Van Gogh's Turbulent Period
Wednesday, March 19, 2008
R.A. DiDio in Art, Chaos, Turbulence

Starry Starry night,
Vortices swirl around each star,
Eddies within eddies from near and far
With flows that know the darkness in my soul..


OK. Enough Don McClean. This post is about Van Gogh and his uncanny ability to depict reality in an unreal way, raising once again the question: Do certain artists have an ability to capture physical process and /or mathematical truths that can't be mimicked by others?

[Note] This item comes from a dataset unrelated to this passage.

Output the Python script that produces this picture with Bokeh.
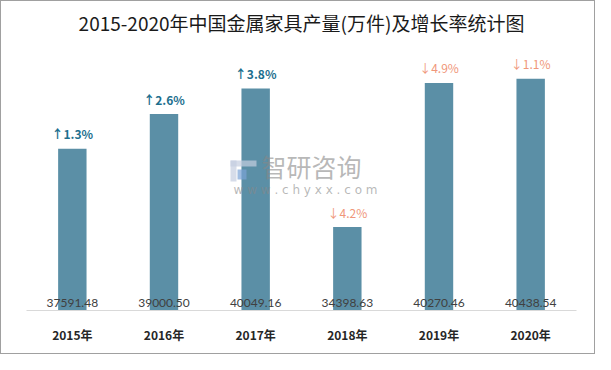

And is there a correlation with this ability and madness?

Where Jackson Pollock's paintings are instantiations of splattered fractals, Van Gogh's paintings have recently been compared to one of the main avatars of chaos theory: turbulence.

José Luis Aragón and colleagues of the National Autonomous University in Mexico and colleagues have mapped out the swirls in many of van Gogh's most famous paintings and discovered that they pretty much were dead-on renditions of the Kolmogorov statistical model of turbulence. (In which eddies within eddies appear across many length scales.) Read about their fascinating research methods in Turbulent luminance in impassioned van Gogh paintings

Turbulence, the ultimate "hard problem" described so well by Gleick, and of which I am reminded in Ken Kesey's Sometimes a Strange Notion, seems a perfect way to view and understand van Gogh (at least to someone steeped in non-linear dynamics).

At a Van Gogh exhibit at the Phila Art Musem a while back I had the opportunity to stand close enough to the paintings to not just see the swirls, but to almost feel them. The 3-D nature of his thick brush stokes projected from the paintings in a way that was almost dangerous. The thick tubes of paint didn't just protrude into my world; they beckoned me inward, into the painting, into Van Gogh's fevered mind, into the maelstrom of turbulence that contains within itself all of itself, at every scale, with every stroke of the brush.

So what of the connection with madness? Apparently, van Gogh's earlier works, painted before his descent, do not display the turbulent signature of his later pieces, and especially Starry Night, Road with Cypress and Star and Wheat Field with Crows. Gerardo Naumis, one of Aragón's colleagues, speculates that brain activity during periods of inner turmoil may have dynamical features similar to those of turbulence. I don't know whether I buy this or not. One problem is that the physical turbulence depicted in van Gogh's paintings are being compared to "dynamical features", which are usually phase-plane undulations, i.e. Naumis is conflating real space with phase space.

And the other problem - the really big one- is that this explanation removes the creative human from the objet d'art. So I will always imagine that Van Gogh painted with flows that knew the darkness in his soul.